Kulp ilçesinden 1992 yılında Diyarbakıra göç eden 10 çocuk babası Kemal
Başer de (63), köyüne geri dönmek istediğine dair dilekçe verdi.
Başer, köydeyken hayvan alım satımı yaptığını, maddi durumunun çok iyi
olduğunu anlatarak, olayların ardından göç etmek zorunda kaldıkları Diyarbakırda
işsiz kaldıkları için büyük zorluklarla karşılaştıklarını söyledi.
Köyüne geri dönmek istediğini ifade eden Başer, "Ama yol yok, elektrik yok.
Taş üstünde taş kalmamış. 20 yıldır köyümüz boş. Geri dönmek için imkan
tanınırsa, hayvan desteği yapılırsa eskiden olduğu gibi hayvancılık yapacağız.

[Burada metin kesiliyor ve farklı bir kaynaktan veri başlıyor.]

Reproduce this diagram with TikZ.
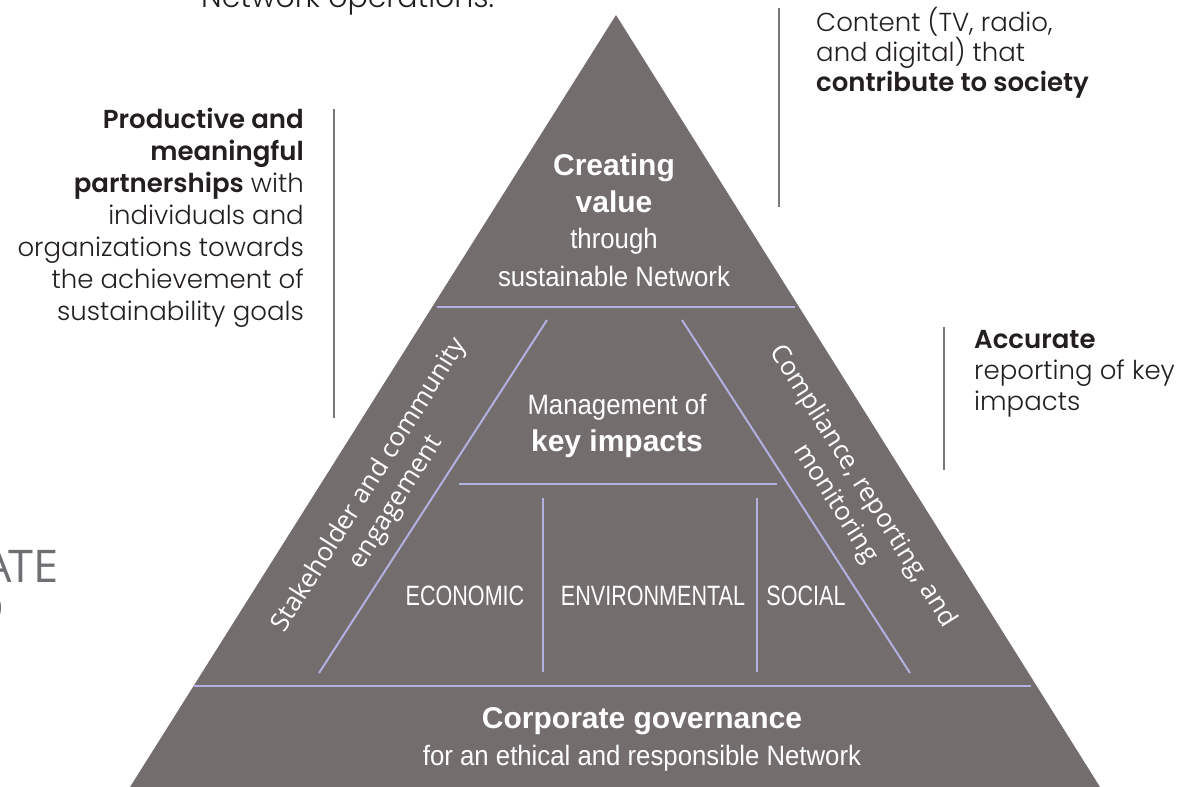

Çözüm sürecine kim katkı sunarsa Allah ondan razı olsun" diye konuştu.
Kulpun Alaca köyü Aktulün mezrasından Diyarbakıra göç eden Mehmet Kaba da
(63), kapıcılık yaparak geçimini sağlamaya çalıştığını belirtti.
Kaba, köye geri dönmek istediğini ancak imkanının olmadığını vurgulayarak,
"Çözüm sürecinde devlet yardım ederse köyümüze geri dönmek istiyoruz. Köyde
mükemmel bir yaşamımız vardı. Kimse kimseye muhtaç değildi" dedi.